Венеция притягательна. Своей уникальностью. Мой друг художник боготворит Венецию, видит в ней живительный, ни с чем не сравнимый родник вдохновения.
В ветшающих дворцах, осыпающейся штукатурке, выветриваемых кирпичах действительно есть какая-то поэзия - одновременно и кокетства, и потёртости. Как в модных джинсах с нарочито драными коленями.
Дворцы и каналы, дома, обступившие изъезженные натруженные водные рукава - всё это действительно неповторимо. Тесная группа стрельчатых окон на фасаде - узнаваемый фирменный стиль. Разнообразие масок в витринах обещает праздник и загадку.
Но я хожу в потеющей толпе под палящим солнцем и остро чувствую, что город-то был создан для другого. Многие столетия эти улицы, эти каналы разогревала совсем другая кровь, другие пружины приводили в движение городскую жизнь.
Могущественная республика ворочала огромными деньгами, сталкивалась интересами с другими сильными игроками, отчего вспыхивали войны в разных краях. По гранитным набережным столицы ходили богатые купцы-тяжеловесы, командоры флотилий, хитроумные политики. За стенами домов плелись интриги и кипели страсти. Кто-то рвался наверх, кого-то оттирали в сторону. В балах и карнавалах бился частый пульс живого города - составлялись партии, заводились знакомства, затевались сделки.
Нынешний турист об этом мало задумывается. Ему кажется, что, вот, есть каналы, есть горбатые мостики - всё на месте, я в Венеции.
А между тем это совсем другой город. Конечно, в нём никогда не было столько людей. Он выглядит оживлённым, может, даже более оживлённым, чем раньше. Но всё это пустое суматошное оживление наносной пены. Приливы и отливы пришлой толпы, чужой этим стенам, мостикам и набережным. Периодически море наступает и подтапливает город, но гораздо заметней он наводнён людьми. Сложную паутину внутренних связей заменила однородная в своей пестроте волна праздного люда. Бегло скользит она взглядами по опустевшим домам, в старческом полусне забывающим своё былое великолепие.

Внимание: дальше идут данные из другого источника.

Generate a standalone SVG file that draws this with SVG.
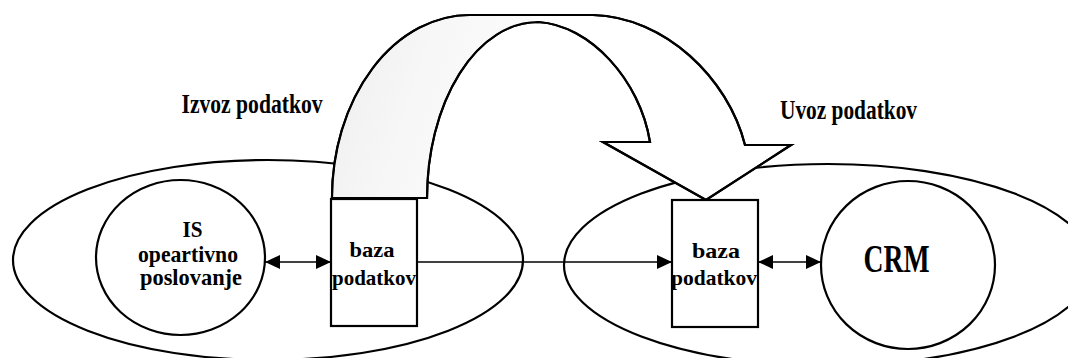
<svg xmlns="http://www.w3.org/2000/svg" width="1068" height="358" viewBox="0 0 1068 358">
  <defs>
    <style>
      .outline { fill: none; stroke: #000; stroke-width: 2.2; }
      .node { fill: #fff; stroke: #000; stroke-width: 2.2; }
      .link { fill: none; stroke: #000; stroke-width: 1.6; }
      text { font-family: 'Liberation Serif', 'DejaVu Serif', 'Times New Roman', serif; font-weight: bold; fill: #000; }
      .label { text-anchor: middle; }
    </style>
    <marker id="ah" viewBox="0 0 15 14" refX="15" refY="7" markerWidth="15" markerHeight="14" markerUnits="userSpaceOnUse" orient="auto-start-reverse">
      <path d="M0,0 L15,7 L0,14 Z" fill="#000"/>
    </marker>
    <linearGradient id="backface" x1="0" y1="0" x2="1" y2="0.3">
      <stop offset="0" stop-color="#eeeeee"/>
      <stop offset="0.5" stop-color="#f7f7f7"/>
      <stop offset="1" stop-color="#fcfcfc"/>
    </linearGradient>
  </defs>

  <rect width="1068" height="358" fill="#fff"/>

  <!-- system boundaries -->
  <g id="system-left">
    <ellipse class="outline" cx="268" cy="260" rx="255" ry="100"/>
  </g>
  <g id="system-right">
    <ellipse class="outline" cx="828" cy="265" rx="264" ry="101"/>
  </g>

  <!-- transfer arrow: back face on the left, front face and head on the right -->
  <g id="transfer-arrow">
    <path class="node" d="M332,198 A138,183 0 0 1 470,15 L593,15 C665,17 728,78 745,145 L791,145 L706,200 L603,142 L650,142 C640,80 590,25 538,22 A111,176 0 0 0 427,198 Z"/>
    <path d="M333,197 A137,182 0 0 1 470,16 L531,16 L537,22 A110,175 0 0 0 426,197 Z" fill="url(#backface)"/>
    <path class="outline" d="M332,198 A138,183 0 0 1 470,15 L593,15 C665,17 728,78 745,145 L791,145 L706,200 L603,142 L650,142 C640,80 590,25 538,22 A111,176 0 0 0 427,198 Z"/>
  </g>

  <g id="is-operations">
    <ellipse class="node" cx="180.5" cy="257.5" rx="84.5" ry="77.5"/>
    <text class="label" x="192.5" y="237" font-size="24" textLength="20" lengthAdjust="spacingAndGlyphs">IS</text>
    <text class="label" x="188" y="262" font-size="23" textLength="100" lengthAdjust="spacingAndGlyphs">opeartivno</text>
    <text class="label" x="191" y="285" font-size="23" textLength="102" lengthAdjust="spacingAndGlyphs">poslovanje</text>
  </g>

  <g id="db-left">
    <rect class="node" x="331" y="199" width="86" height="127"/>
    <text class="label" x="372" y="257" font-size="22" textLength="45" lengthAdjust="spacingAndGlyphs">baza</text>
    <text class="label" x="374" y="285" font-size="22" textLength="84" lengthAdjust="spacingAndGlyphs">podatkov</text>
  </g>

  <g id="db-right">
    <rect class="node" x="672" y="200" width="86" height="127"/>
    <text class="label" x="716" y="258" font-size="22" textLength="48" lengthAdjust="spacingAndGlyphs">baza</text>
    <text class="label" x="714" y="285" font-size="22" textLength="86" lengthAdjust="spacingAndGlyphs">podatkov</text>
  </g>

  <g id="crm">
    <ellipse class="node" cx="908" cy="265" rx="87" ry="84"/>
    <text class="label" x="896.5" y="272" font-size="39" textLength="66" lengthAdjust="spacingAndGlyphs">CRM</text>
  </g>

  <g id="export-label">
    <text x="181.5" y="113" font-size="27" textLength="141" lengthAdjust="spacingAndGlyphs">Izvoz podatkov</text>
  </g>
  <g id="import-label">
    <text x="780" y="119" font-size="28" textLength="137" lengthAdjust="spacingAndGlyphs">Uvoz podatkov</text>
  </g>

  <!-- connectors -->
  <g id="connectors">
    <line class="link" x1="265" y1="262" x2="331" y2="262" marker-start="url(#ah)" marker-end="url(#ah)"/>
    <line class="link" x1="417" y1="262" x2="672" y2="262" marker-end="url(#ah)"/>
    <line class="link" x1="758" y1="262" x2="821" y2="262" marker-start="url(#ah)" marker-end="url(#ah)"/>
  </g>
</svg>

Венеция сегодня - пустая скорлупа самой себя бывшей когда-то. Город потерял свою функциональность. То есть, взамен старой он приобрёл некую новую. Но эта новая - музейная, во многом бутафорская. Театральная декорация снятой с репертуара постановки. Населённая рабочими сцены, буфетчиками и половыми, нужными для поддержания фанерной конструкции в более или менее пристойном виде, годном для показа любопытствующим экскурсантам.
Видно, что совсем не те тут уже крутятся деньги. Думаю, богатый купец, бизнес-магнат середины прошлого тысячелетия или какой-нибудь значительный вельможа не допустил бы, чтобы его дом имел пошарпанный вид с рассохшимися ставнями на окнах, облупившейся краской и крошащимся кирпичом.
Для туристов это привычно - для них весь мир - театральная декорация. И, наверное, большинство не чувствует диссонанса. Есть много древностей на свете. Какие-нибудь руины трескаются и рассыпаются, устало признав, что их время давно утекло. А Венеция, вроде бы претендует на живость, на неувядаемость, на вечную оригинальность.
Туризм - относительно новое явление. Люди стали подвижны, носятся за впечатлениями по всему шарику, заполняют праздной толпой улицы всех чем-то мало-мальски знаменитых городов. Но есть города, где под слоем туристической пены циркулирует активная жизнь, куётся политика, делаются дела. Продолжают жить собственной, особой от туристов жизнью Лондон, Париж, Нью-Йорк.
А Венеция от этого всего свободна - только гондолы, только фонарики, замшелые сваи, жёлто-красные флаги со львами. Милая старушечья красота увядания. Ей можно было бы проникнуться и даже насладиться. Если бы не толпа.